だが山田氏は、報告書のメディア向け説明会の場で矛盾した発言をしている。秋本議員との間において、入札の方向性や個社の戦略に関わるやり取りは「把握している限りなかった」と言明しているのだ。

昼食会の出席者リストには、山田氏、コスモエネルギーホールディングス(HD)の子会社コスモエコパワーの眞鍋修一氏(JWPA元理事)、中村成人JWPA専務理事の名があった。この3人は今回、検証委員会の委員を務めている。現在の代表理事である秋吉優氏(ユーラスエナジーHD副社長)の名もリストにある。

秋本議員とJWPAの距離が接近する契機になったとみられるのが、2020年に開催された「洋上風力の産業競争力強化に向けた官民協議会」だ。この官民協議会で、アジアでも有数の洋上風力の導入目標を初めて策定した。

秋本議員は官民協議会の発案者を自負し、関係企業に自身への支援を強く求めていた。こうした秋本議員の振る舞いは、検証委員会の検証対象からすっぽりと抜け落ちている。

「(エネ庁からは)官民協議会にさかのぼって秋本先生とどういう付き合いをしてきたかは問題視されていない。さかのぼって議論する必要はないということでこの報告書はまとまっている」(山田氏)

検証委員会の人選に疑問あり

冒頭に記した会員企業の社員のように最初から検証には期待していなかったという声は少なくない。そもそも検証委員会の人選に問題があるからだという。

問題を起こした当事者やその当事者に近しい人物を排して検証委員会を設置するのがセオリーだが、JWPAは定石に反して委員を選任した。検証対象となるのはJWPAの旧体制における意思決定と活動のあり方だ。ところが3人いる協会側委員のうち、山田氏と中村氏の2人は旧体制の幹部だ。
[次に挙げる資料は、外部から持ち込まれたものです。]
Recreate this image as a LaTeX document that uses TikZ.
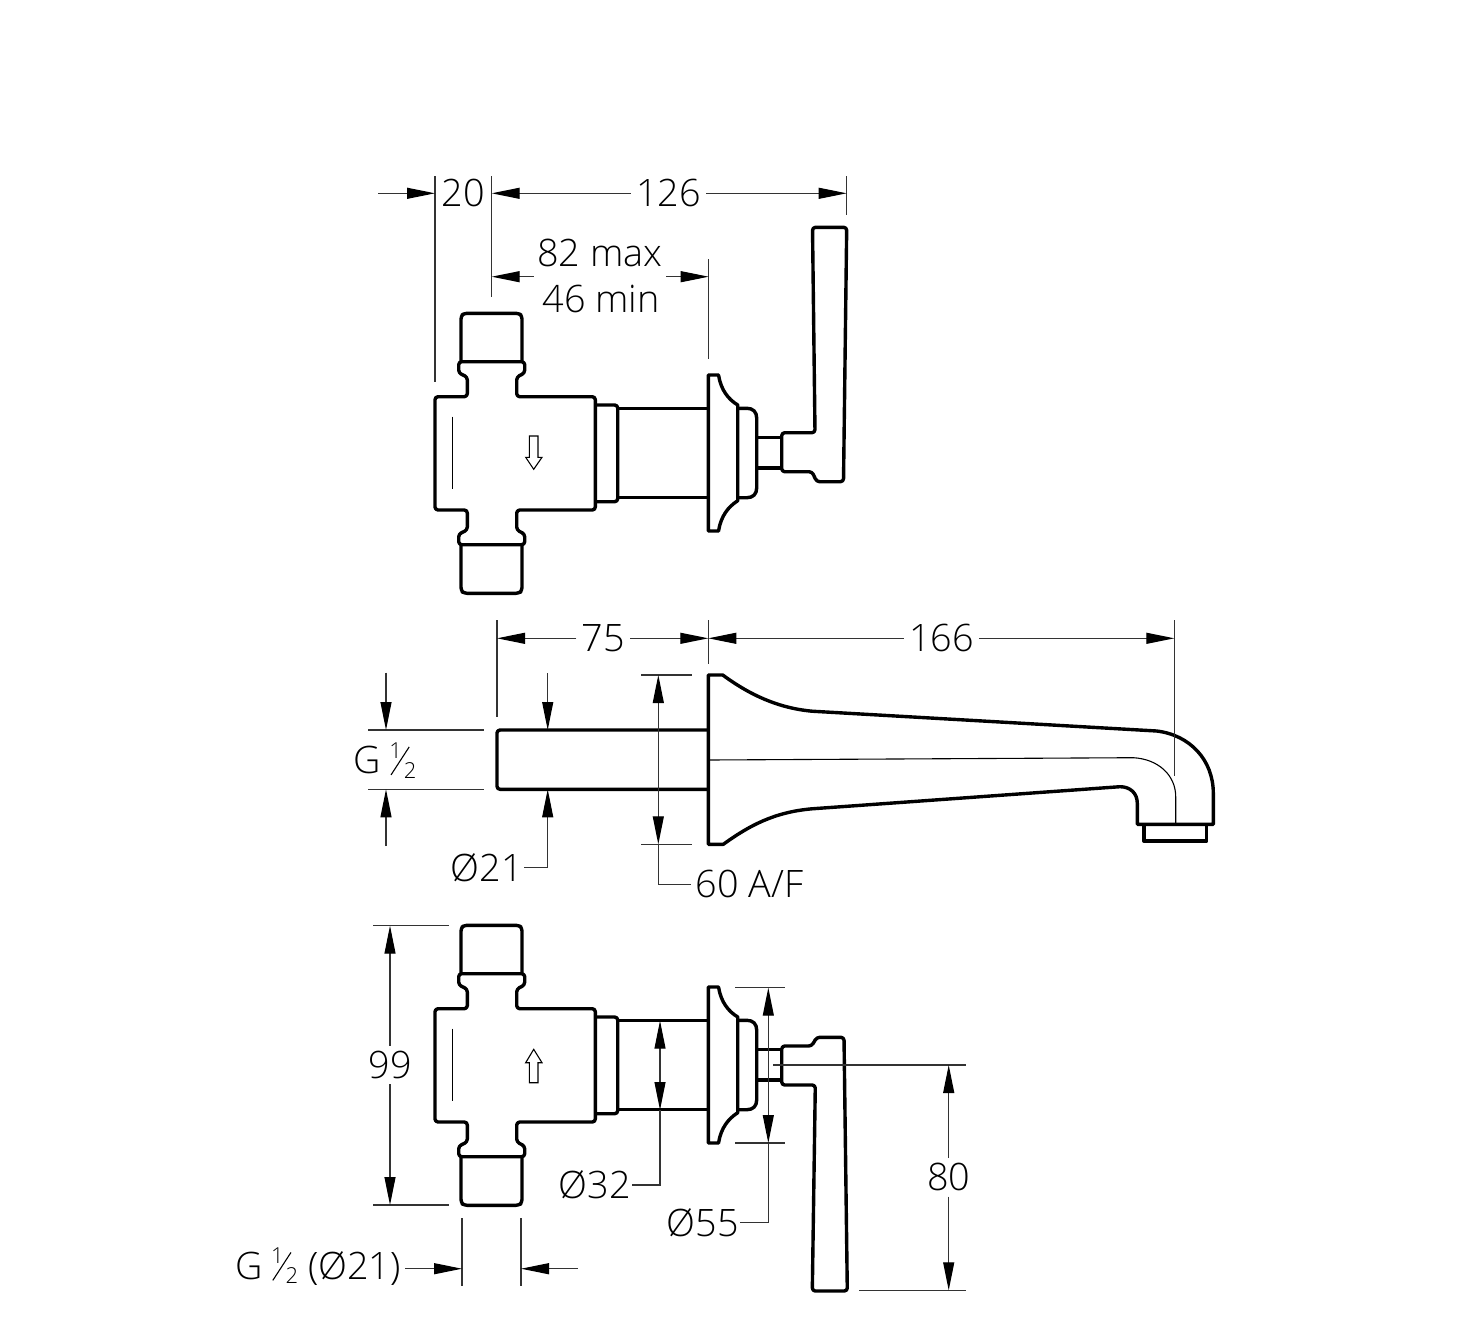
\documentclass[tikz,border=0pt]{standalone}
\usepackage{fontspec}
\setmainfont{Open Sans Light}
\usetikzlibrary{arrows.meta}

% fraction as the drawing prints it
\newcommand{\halfmark}{\smash{\kern4.8pt\rlap{\kern-0.6pt\raisebox{7.6pt}{\fontsize{11}{11}\selectfont 1}}\rlap{\raisebox{-.85pt}{\rotatebox{57}{\rule{16.7pt}{.55pt}}}}\kern6.65pt\raisebox{-2.4pt}{\fontsize{11}{11}\selectfont 2}}}

\begin{document}
\begin{tikzpicture}[x=0.5pt, y=-0.5pt,
    part/.style={line width=1.7pt, line join=round},
    soft/.style={part, rounded corners=1.5pt},
    axis/.style={line width=0.55pt},
    witness/.style={line width=0.55pt, black!80},
    dimline/.style={line width=0.55pt, black!80, -{Triangle[length=14pt, width=5.5pt, black]}},
    dimboth/.style={line width=0.55pt, black!80, {Triangle[length=14pt, width=5.5pt, black]}-{Triangle[length=14pt, width=5.5pt, black]}},
    size/.style={inner sep=2.5pt, font=\fontsize{18.9}{22}\selectfont},
    valve/.pic={
      % cap, body, end piece
      \draw[soft] (461,361.7) -- (461,316) -- (464,313.3) -- (519,313.3) -- (522,316) -- (522,361.7);
      \draw[soft] (458.7,361.7) -- (458.7,373) -- (467.3,377) -- (467.3,396.7) -- (435,396.7) -- (435,510)
        -- (467.3,510) -- (467.3,530) -- (458.7,534) -- (458.7,544.7) -- (524.7,544.7) -- (524.7,534)
        -- (516.7,530) -- (516.7,510) -- (595.3,510) -- (595.3,396.7) -- (516.7,396.7) -- (516.7,377)
        -- (524.7,373) -- (524.7,361.7) -- cycle;
      \draw[soft] (461,544.7) -- (461,590.5) -- (464,593.3) -- (519,593.3) -- (522,590.5) -- (522,544.7);
      \draw[axis] (452.3,416.7) -- (452.3,489.3);
      % ring and sleeve
      \draw[soft] (595.3,405) -- (617.7,405) -- (617.7,501.7) -- (595.3,501.7);
      \draw[part] (617.7,408.3) -- (708.3,408.3);
      \draw[part] (617.7,497.7) -- (708.3,497.7);
      % plate and cover
      \draw[part] (708.3,375) -- (718.5,375) .. controls (721,390) and (728,399) .. (737.7,405) -- (737.7,500.7)
        .. controls (728,507) and (721,516) .. (718.5,531) -- (708.3,531) -- cycle;
      \draw[part] (737.7,408.3) -- (747,408.3) .. controls (753,408.3) and (756.7,412) .. (756.7,418)
        -- (756.7,488) .. controls (756.7,494) and (753,497.7) .. (747,497.7) -- (737.7,497.7);
      % stem
      \draw[part] (756.7,437.7) -- (781.7,437.7);
      \draw[part] (756.7,468) -- (781.7,468);
    }]
  \useasboundingbox (0,0) rectangle (1476,1322);

  %% top view
  \pic at (0,0) {valve};
  \draw[axis] (529.3,436) -- (538,436) -- (538,457.3) -- (542,457.3) -- (533.7,469.3) -- (525.7,457.3) -- (529.3,457.3) -- cycle;
  \draw[soft] (781.7,432.7) -- (815,432.7) -- (812.5,227.3) -- (846.7,227.3) -- (843.5,481.7)
    -- (816.7,481.7) -- (812,471.7) -- (781.7,471.7) -- cycle;

  \draw[witness] (435,176) -- (435,381.7);
  \draw[witness] (491.7,176) -- (491.7,296.7);
  \draw[witness] (846.7,176) -- (846.7,215);
  \draw[witness] (708.7,259.3) -- (708.7,359);

  \node[size] (lab20) at (463.3,193.3) {20};
  \node[size] (lab126) at (668.7,193.3) {126};
  \node[size] (labmax) at (600,253) {82 max};
  \node[size] (labmin) at (601,299) {46 min};
  \coordinate (a20) at (378,193.3);
  \coordinate (b20) at (435,193.3);
  \coordinate (a126) at (491.7,193.3);
  \coordinate (b126) at (846.7,193.3);
  \draw[dimline] (a20) -- (b20);
  \draw[dimline] (lab126) -- (a126);
  \draw[dimline] (lab126) -- (b126);
  \coordinate (a82) at (533.7,276.7);
  \coordinate (b82) at (491.7,276.7);
  \coordinate (c82) at (666,276.7);
  \coordinate (d82) at (708.7,276.7);
  \draw[dimline] (a82) -- (b82);
  \draw[dimline] (c82) -- (d82);

  %% spout
  \draw[soft] (708.3,730) -- (497,730) -- (497,789.3) -- (708.3,789.3);
  \draw[part] (708.3,675) -- (722.7,675) .. controls (750,695) and (778,708) .. (812,711.2)
    -- (1156.7,731) .. controls (1190,735) and (1213.3,760) .. (1213.3,793.3) -- (1213.3,824.3)
    -- (1137.3,824.3) -- (1137.3,803.3) .. controls (1137.3,793) and (1130,786.7) .. (1120,786.7)
    -- (812,808.8) .. controls (775,812) and (750,825) .. (723.3,844.3) -- (708.3,844.3) -- cycle;
  \draw[axis] (708.3,760) -- (1133.3,757.7) .. controls (1158,759) and (1175.7,775) .. (1175.7,796.7) -- (1175.7,824.3);
  \draw[part] (1144,824.3) -- (1144,841) -- (1206.7,841) -- (1206.7,824.3);

  \draw[witness] (497,620) -- (497,716.7);
  \draw[witness] (708.3,620) -- (708.3,664.3);
  \draw[witness] (1174.3,620) -- (1174.3,776);
  \draw[witness] (368.3,730) -- (484,730);
  \draw[witness] (368.3,789.3) -- (484,789.3);
  \draw[witness] (641,675) -- (691.7,675);
  \draw[witness] (641,844.3) -- (691.7,844.3);

  \node[size] (lab75) at (603.3,638.3) {75};
  \node[size] (lab166) at (941.7,638.3) {166};
  \node[size] (labg) at (385,760) {G\halfmark};
  \node[size, inner xsep=0.5pt] (lab21) at (486.7,867.3) {Ø21};
  \node[size] (labaf) at (749.7,884.3) {60 A/F};
  \coordinate (a75) at (497,638.3);
  \coordinate (b75) at (708.3,638.3);
  \coordinate (b166) at (1174.3,638.3);
  \draw[dimline] (lab75) -- (a75);
  \draw[dimline] (lab75) -- (b75);
  \draw[dimline] (lab166) -- (b75);
  \draw[dimline] (lab166) -- (b166);
  \coordinate (g1) at (386,672.7);
  \coordinate (g2) at (386,730);
  \coordinate (g3) at (386,846);
  \coordinate (g4) at (386,789.3);
  \draw[dimline] (g1) -- (g2);
  \draw[dimline] (g3) -- (g4);
  \coordinate (d1) at (547.7,673.3);
  \coordinate (d2) at (547.7,730);
  \coordinate (d3) at (547.7,867.3);
  \coordinate (d4) at (547.7,789.3);
  \draw[dimline] (d1) -- (d2);
  \draw[dimline] (lab21) -- (d3) -- (d4);
  \coordinate (f1) at (658.3,675);
  \coordinate (f2) at (658.3,844.3);
  \coordinate (f3) at (658.3,884.3);
  \draw[dimboth] (f1) -- (f2);
  \draw[witness] (f2) -- (f3) -- (labaf);

  %% bottom view
  \pic at (0,612) {valve};
  \draw[axis] (529.3,1082.7) -- (538,1082.7) -- (538,1062.7) -- (542,1062.7) -- (533.7,1049.3) -- (525.7,1062.7) -- (529.3,1062.7) -- cycle;
  \draw[soft] (781.7,1046) -- (811.7,1046) -- (816.7,1037.3) -- (844,1037.3) -- (847.3,1291)
    -- (812.3,1291) -- (815.3,1085) -- (781.7,1085) -- cycle;

  \draw[witness] (373.3,925.7) -- (448.7,925.7);
  \draw[witness] (373.3,1205) -- (448.7,1205);
  \draw[witness] (462,1218.3) -- (462,1285.7);
  \draw[witness] (521,1218.3) -- (521,1285.7);
  \draw[witness] (735,987.7) -- (785,987.7);
  \draw[witness] (735,1143) -- (785,1143);
  \draw[witness] (773.3,1065) -- (965.7,1065);
  \draw[witness] (859,1290.3) -- (965.7,1290.3);

  \node[size] (lab99) at (390,1065) {99};
  \node[size] (labpipe) at (318,1268) {G\halfmark\ (Ø21)};
  \node[size, inner xsep=0.5pt] (lab32) at (595,1185) {Ø32};
  \node[size, inner xsep=0.5pt] (lab55) at (703,1222.3) {Ø55};
  \node[size] (lab80) at (948.7,1177.3) {80};
  \coordinate (a99) at (390,925.7);
  \coordinate (b99) at (390,1205);
  \draw[dimline] (lab99) -- (a99);
  \draw[dimline] (lab99) -- (b99);
  \coordinate (p0) at (405,1268.7);
  \coordinate (p1) at (462,1268.7);
  \coordinate (p2) at (577.7,1268.7);
  \coordinate (p3) at (521,1268.7);
  \draw[dimline] (p0) -- (p1);
  \draw[dimline] (p2) -- (p3);
  \coordinate (c1) at (660,1020.7);
  \coordinate (c2) at (660,1110);
  \coordinate (c3) at (660,1185);
  \draw[dimboth] (c1) -- (c2);
  \draw[witness] (c2) -- (c3) -- (lab32);
  \coordinate (e1) at (768.3,987.7);
  \coordinate (e2) at (768.3,1143);
  \coordinate (e3) at (768.3,1222.3);
  \draw[dimboth] (e1) -- (e2);
  \draw[witness] (e2) -- (e3) -- (lab55);
  \coordinate (h1) at (948.7,1065);
  \coordinate (h2) at (948.7,1290.3);
  \draw[dimline] (lab80) -- (h1);
  \draw[dimline] (lab80) -- (h2);
\end{tikzpicture}
\end{document}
それだけではない。元代表理事の加藤氏は、山田氏にとって三菱重工時代の上司。同じく旧体制で副代表理事だった祓川清氏(当時は日本風力開発グループ企業の最高顧問)は、中村氏のユーラスエナジーホールディングス時代の部下だ。

疑問はまだある。検証委員会で「第三者」と位置づけられた委員だ。

6人いる第三者委員の一人が、西村あさひ法律事務所・外国法共同事業の平尾覚弁護士だ。JWPAは秋本議員の贈収賄事件への対応をめぐり、同弁護士に相談をしていた。

メディア向け説明会で検証委員会座長の飯田氏は、「弁護士の仕事柄、(仕事ごとの)線引きはしっかり引かれている」と強調。説明会から数日後、JWPAの広報担当者から届いたメールには、平尾弁護士との委任契約は委員会設立時には終了しており、「客観性と中立性は保たれている」と記されていた。